Betun, Vox NTT- Menjadi pemimpin bukan hal yang mudah didapatkan. Butuh kerja keras dan perjuangan yang tidak mengenal lelah untuk menggapainya.
Hal itu dirasakan dan dialami langsung oleh Nikolas Neno, Ketua Yayasan Cartintes Atambua.
Yayasan yang bergerak di bidang pendidikan itu mulai didirikan tahun 2012 dan mulai beroperasi resmi di tahun berikutnya hingga kini.
Kisah Nikolas Neno, awal mula mendirikan Yayasan Plus SMK Cartintes butuh perjuangan yang keras.
Banyak rintangan yang datang menghadang. Namun tekat dan semangat mencerdaskan bangsa, melunturkan segala macam rintangan yang menghalangi itu.
Perjuangan itu membuahkan hasil. Bukan harta dan jabatan mentereng, namun aset masa depan bangsa yang dihasilkan.
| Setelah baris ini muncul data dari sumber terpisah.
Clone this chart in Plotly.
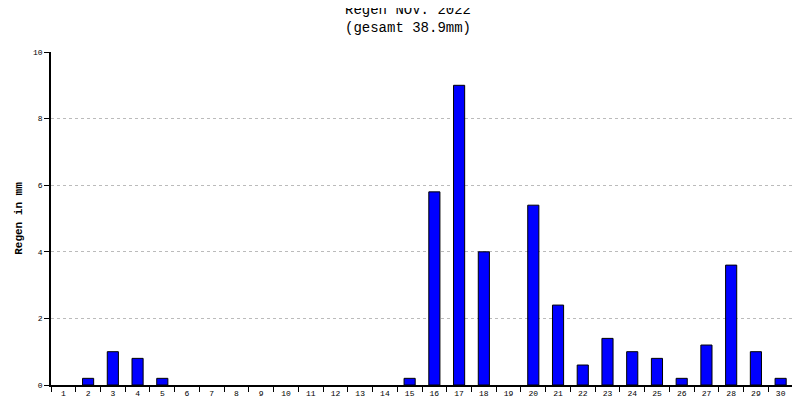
import plotly.graph_objects as go

tage = [str(d) for d in range(1, 31)]
regen = [0, 0.2, 1.0, 0.8, 0.2, 0, 0, 0, 0, 0, 0, 0, 0, 0, 0.2,
         5.8, 9.0, 4.0, 0, 5.4, 2.4, 0.6, 1.4, 1.0, 0.8, 0.2, 1.2, 3.6, 1.0, 0.2]

# Tage ohne Regen nicht als Strich zeichnen
y_bars = [v if v > 0 else None for v in regen]

fig = go.Figure(go.Bar(x=tage, y=y_bars, width=0.45, marker_color="#0000ff",
                       marker_line_color="black", marker_line_width=1))

fig.update_layout(
    width=800, height=400, margin=dict(l=43, r=15, t=44, b=23, autoexpand=False),
    paper_bgcolor="white", plot_bgcolor="white", showlegend=False,
    font=dict(family="Liberation Mono, DejaVu Sans Mono", size=8, color="black"),
    title=dict(text="Regen NOV. 2022<br>(gesamt 38.9mm)", x=0.5, y=0.985, yanchor="top",
               automargin=False,
               font=dict(size=14, family="Liberation Mono, DejaVu Sans Mono")),
    xaxis=dict(type="category", tickson="boundaries", ticks="outside", ticklen=5,
               showline=True, linecolor="black", linewidth=1.5, tickcolor="black",
               showgrid=False, automargin=False),
    yaxis=dict(range=[0, 10], dtick=2, ticks="outside", ticklen=5, tickcolor="black",
               showline=True, linecolor="black", linewidth=1.5, zeroline=False,
               showgrid=True, gridcolor="#bbbbbb", griddash="dot", automargin=False,
               title=dict(text="<b>Regen in mm</b>", font=dict(size=11), standoff=8)),
)

fig.write_html("out.html")
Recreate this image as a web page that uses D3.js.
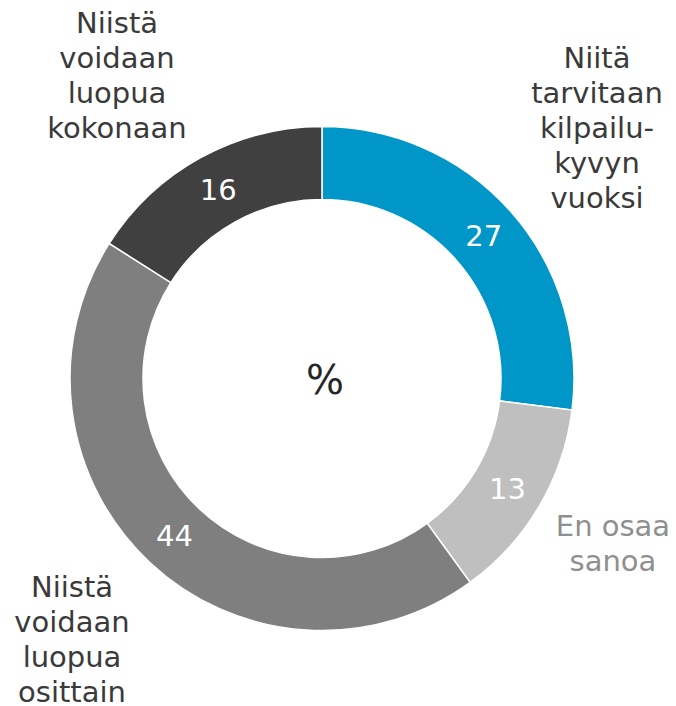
<!DOCTYPE html>
<html>
<head>
<meta charset="utf-8">
<script src="https://cdn.jsdelivr.net/npm/d3@7"></script>
<style>
  body { margin: 0; background: #fff; }
  text { font-family: "DejaVu Sans", Verdana, sans-serif; }
</style>
</head>
<body>
<div id="chart"></div>
<script>
var categories = ["Niitä tarvitaan kilpailu- kyvyn vuoksi", "En osaa sanoa", "Niistä voidaan luopua osittain", "Niistä voidaan luopua kokonaan"];
var values = [27, 13, 44, 16];
var colors = ["#0096c8", "#bfbfbf", "#7f7f7f", "#404040"];

// outer label lines and where they sit (layout only)
var labelLines = [
    ["Niitä", "tarvitaan", "kilpailu-", "kyvyn", "vuoksi"],
    ["En osaa", "sanoa"],
    ["Niistä", "voidaan", "luopua", "osittain"],
    ["Niistä", "voidaan", "luopua", "kokonaan"]
];
var labelPos = [[597, 68], [613, 536], [72, 597], [117, 33]];
var labelColor = ["#3a3a3a", "#8f8f8f", "#3a3a3a", "#3a3a3a"];

var width = 676, height = 706;
var cx = 322, cy = 378.5;
var outerR = 252, innerR = 179;
var lineH = 35;
var fs = 29;

var svg = d3.select("#chart").append("svg")
    .attr("width", width)
    .attr("height", height);

var g = svg.append("g")
    .attr("transform", "translate(" + cx + "," + cy + ")");

var pie = d3.pie().sort(null).value(function (d) { return d; });
var arc = d3.arc().innerRadius(innerR).outerRadius(outerR);

var arcs = pie(values);

g.selectAll("path.slice")
    .data(arcs)
    .enter().append("path")
    .attr("class", "slice")
    .attr("d", arc)
    .attr("fill", function (d, i) { return colors[i]; })
    .attr("stroke", "#fff")
    .attr("stroke-width", 1.5);

// value labels inside the ring
g.selectAll("text.val")
    .data(arcs)
    .enter().append("text")
    .attr("class", "val")
    .attr("transform", function (d) { return "translate(" + arc.centroid(d) + ")"; })
    .attr("text-anchor", "middle")
    .attr("dy", "0.36em")
    .attr("font-size", fs)
    .attr("fill", "#fff")
    .text(function (d) { return d.data; });

// centre mark
g.append("text")
    .attr("text-anchor", "middle")
    .attr("x", 3)
    .attr("y", 15)
    .attr("font-size", 40)
    .attr("fill", "#262626")
    .text("%");

// category labels
labelLines.forEach(function (lines, i) {
    var t = svg.append("text")
        .attr("text-anchor", "middle")
        .attr("font-size", fs)
        .attr("fill", labelColor[i]);
    lines.forEach(function (s, k) {
        t.append("tspan")
            .attr("x", labelPos[i][0])
            .attr("y", labelPos[i][1] + k * lineH)
            .text(s);
    });
});
</script>
</body>
</html>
Kini, SMK Cartintes sudah menamatkan 10 angkatan yang menyebar di daratan Timor. Banyak juga sementara melanjutkan pendidikan di Perguruan Tinggi.
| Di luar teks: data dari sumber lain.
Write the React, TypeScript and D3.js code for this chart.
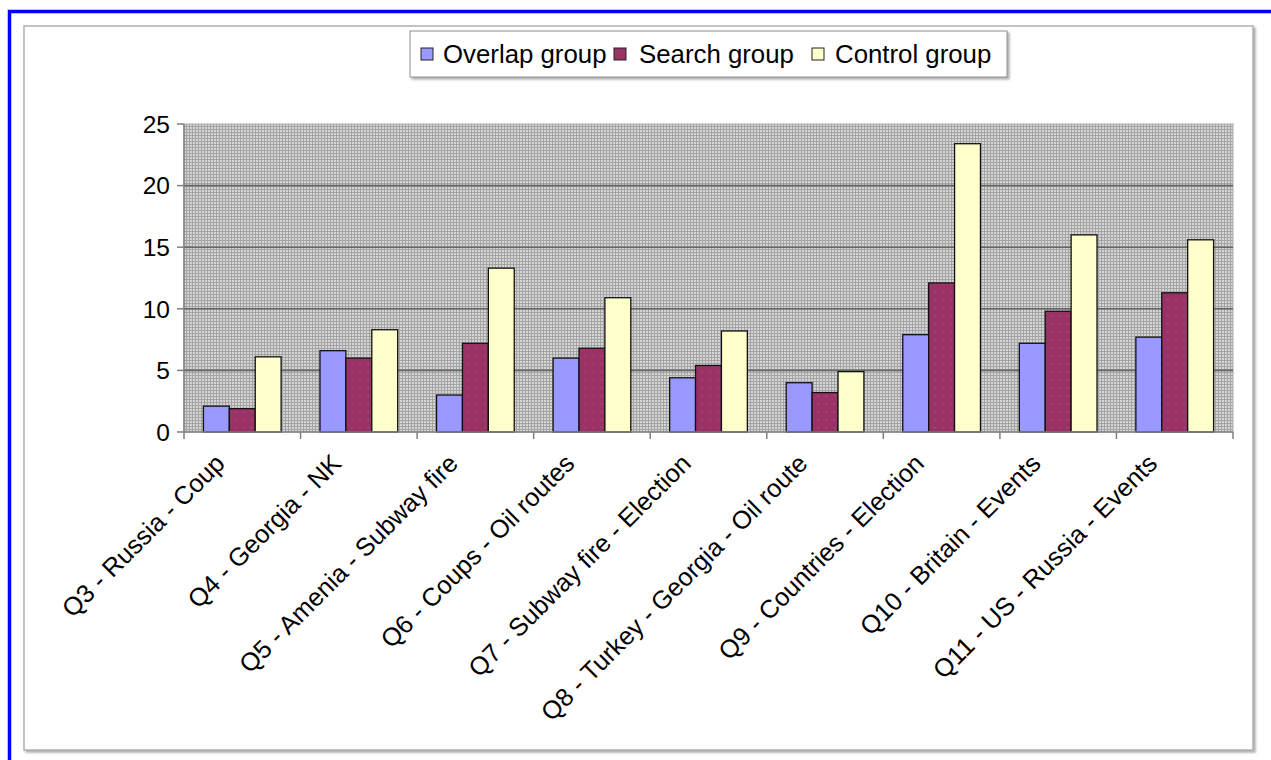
import React from "react";
import * as d3 from "d3";

const categories = [
  "Q3 - Russia - Coup",
  "Q4 - Georgia - NK",
  "Q5 - Amenia - Subway fire",
  "Q6 - Coups - Oil routes",
  "Q7 - Subway fire - Election",
  "Q8 - Turkey - Georgia - Oil route",
  "Q9 - Countries - Election",
  "Q10 - Britain - Events",
  "Q11 - US - Russia - Events",
];

const seriesNames = ["Overlap group", "Search group", "Control group"];
const overlapGroup = [2.1, 6.6, 3.0, 6.0, 4.4, 4.0, 7.9, 7.2, 7.7];
const searchGroup = [1.9, 6.0, 7.2, 6.8, 5.4, 3.2, 12.1, 9.8, 11.3];
const controlGroup = [6.1, 8.3, 13.3, 10.9, 8.2, 4.9, 23.4, 16.0, 15.6];
const yTicks = [0, 5, 10, 15, 20, 25];

const seriesValues = [overlapGroup, searchGroup, controlGroup];
const seriesFill = ["#9999ff", "url(#redDots)", "#ffffcc"];
const legendFill = ["#9999ff", "#993366", "#ffffcc"];

const W = 1271;
const H = 760;
const plot = { left: 184, right: 1233, top: 124, bottom: 432 };
const FONT = "'Liberation Sans', Arial, sans-serif";

export default function App() {
  const x0 = d3
    .scaleBand<string>()
    .domain(categories)
    .range([plot.left, plot.right])
    .padding(0);
  const cw = x0.bandwidth();
  const bw = cw / 4.5;
  const x1 = d3
    .scaleBand<string>()
    .domain(seriesNames)
    .range([bw * 0.75, cw - bw * 0.75])
    .padding(0);
  const y = d3.scaleLinear().domain([0, 25]).range([plot.bottom, plot.top]);

  const legendItems = [
    { x: 421, tx: 443 },
    { x: 614, tx: 639 },
    { x: 812, tx: 835 },
  ];

  return (
    <svg
      width={W}
      height={H}
      style={{ position: "absolute", left: 0, top: 0, display: "block" }}
      fontFamily={FONT}
    >
      <defs>
        <pattern id="plotDots" width="3" height="3" patternUnits="userSpaceOnUse">
          <rect width="3" height="3" fill="#a4a4a4" />
          <rect x="1" y="1" width="2" height="2" fill="#d4d4d4" />
        </pattern>
        <pattern id="redDots" width="8" height="8" patternUnits="userSpaceOnUse">
          <rect width="8" height="8" fill="#993366" />
          <rect x="3" y="3" width="1.2" height="1.2" fill="#d0448f" />
        </pattern>
        <filter id="shadow" x="-5%" y="-5%" width="110%" height="120%">
          <feDropShadow dx="2" dy="2" stdDeviation="0.8" floodColor="#999" floodOpacity="0.8" />
        </filter>
      </defs>

      <rect x={0} y={0} width={W} height={H} fill="#ffffff" />
      {/* outer blue frame */}
      <rect x={9.5} y={11.5} width={W + 20} height={H + 20} fill="none" stroke="#0000ff" strokeWidth={3.5} />

      {/* chart area frame */}
      <rect x={24} y={26} width={1229} height={724} fill="#ffffff" stroke="#b0b0b0" strokeWidth={1.5} filter="url(#shadow)" />

      {/* plot area */}
      <rect
        x={plot.left}
        y={plot.top}
        width={plot.right - plot.left}
        height={plot.bottom - plot.top}
        fill="url(#plotDots)"
        stroke="#a8a8a8"
        strokeWidth={1}
      />

      {/* gridlines */}
      {yTicks
        .filter((t) => t > 0 && t < 25)
        .map((t) => (
          <line key={t} x1={plot.left} x2={plot.right} y1={y(t)} y2={y(t)} stroke="#666" strokeWidth={1.6} />
        ))}

      {/* bars */}
      {categories.map((c, i) => (
        <g key={c} transform={`translate(${x0(c)},0)`}>
          {seriesNames.map((s, j) => {
            const v = seriesValues[j][i];
            return (
              <rect
                key={s}
                x={x1(s)!}
                y={y(v)}
                width={x1.bandwidth()}
                height={y(0) - y(v)}
                fill={seriesFill[j]}
                stroke="#111"
                strokeWidth={1.3}
              />
            );
          })}
        </g>
      ))}

      {/* axes */}
      <line x1={plot.left} x2={plot.left} y1={plot.top} y2={plot.bottom} stroke="#808080" strokeWidth={1.5} />
      <line x1={plot.left} x2={plot.right} y1={plot.bottom} y2={plot.bottom} stroke="#808080" strokeWidth={1.5} />

      {yTicks.map((t) => (
        <g key={t}>
          <line x1={plot.left - 7} x2={plot.left} y1={y(t)} y2={y(t)} stroke="#808080" strokeWidth={1.5} />
          <text x={plot.left - 14} y={y(t)} dy="0.36em" textAnchor="end" fontSize={24.5} fill="#000">
            {t}
          </text>
        </g>
      ))}

      {d3.range(categories.length + 1).map((k) => {
        const xx = plot.left + k * cw;
        return <line key={k} x1={xx} x2={xx} y1={plot.bottom} y2={plot.bottom + 7} stroke="#808080" strokeWidth={1.5} />;
      })}

      {categories.map((c) => {
        const cx = x0(c)! + cw / 2;
        return (
          <text
            key={c}
            transform={`translate(${cx - 16},${465}) rotate(-45)`}
            textAnchor="end"
            fontSize={25.4}
            fill="#000"
          >
            {c}
          </text>
        );
      })}

      {/* legend */}
      <rect x={410} y={31} width={597} height={46} fill="#ffffff" stroke="#a0a0a0" strokeWidth={1.2} filter="url(#shadow)" />
      {seriesNames.map((s, j) => (
        <g key={s}>
          <rect x={legendItems[j].x} y={48} width={12} height={12} fill={legendFill[j]} stroke="#222" strokeWidth={1} />
          <text x={legendItems[j].tx} y={63} fontSize={25.8} fill="#000">
            {s}
          </text>
        </g>
      ))}
    </svg>
  );
}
Awalnya, SMK Cartintes hanya ada satu jurusan yakni kesehatan. Namun kini, sudah ada jurusan pertanian, dan otomotif ringan. Itu berkat perjuangan sang pendiri sekaligus pemiliknya, Nikolas Neno.
“Semua itu butuh kerja keras, kesabaran dan ketulusan. Niat baik pasti selalu diberkati Tuhan. Intinya kita bersabar, karena waktu Tuhan tidak ada yang tau,” ungkap Nikolas Neno, Senin (13/02/2023).
Senior tua organisasi THS – THM Distrik Keuskupan Atambua ini dikenal mempunyai pribadi yang tegas, ulet dan jujur.
Dia juga punya semangat melayani sesama tanpa mengenal lelah. Ibarat kata pepatah, umur boleh tua, namun semangat dan jiwa harus tetap muda. Pensiunan ASN pada Dinas Pendidikan dan
Budayawan Belu itu hingga kini masih aktif memberikan latihan fisik untuk organisasi THS – THM Ranting Paroki Tukuneno, walau umurnya sudah menginjak kepala enam.
“Untuk urusan kemanusian, tidak ada kata pensiun. Semangat pelayanan tetap dilaksanakan,” kata putra asli Malaka itu, yang kini menjadi bakal calon anggota DPRD Provinsi NTT, Dapil 7 (Belu, Malaka, TTU) melalui PKB.
Kata Nikolas Neno, awal mula mendirikan SMK Cartintes Atambua itu sempat diejek banyak orang.
Wajar saja, mantan ekonom pada Dinas Pendidikkan dan Kebudayaan Belu itu tidak ada latar belakang sebagai pendidik.
Dia hanyalah staf biasa yang 20 tahun dipercaya menjadi bendahara khusus penyaluran gaji guru seluruh Belu.
Kini, 10 tahun berlalu, SMK Cartintes sudah diakui negara dan sudah berdiri kokoh beberapa gedung sekolah dan asrama di Kelurahan Fatukbot, Kecamatan Atambua Selatan, Kabupaten Belu.
“Tamatan SMK Cartintes pasti bisa hidup di masyarakat karena di sini mereka ditempa untuk hidup mandiri dan sudah bisa kreatif untuk bisa menghasilkan uang sendiri,” ungkap Nikolas Neno.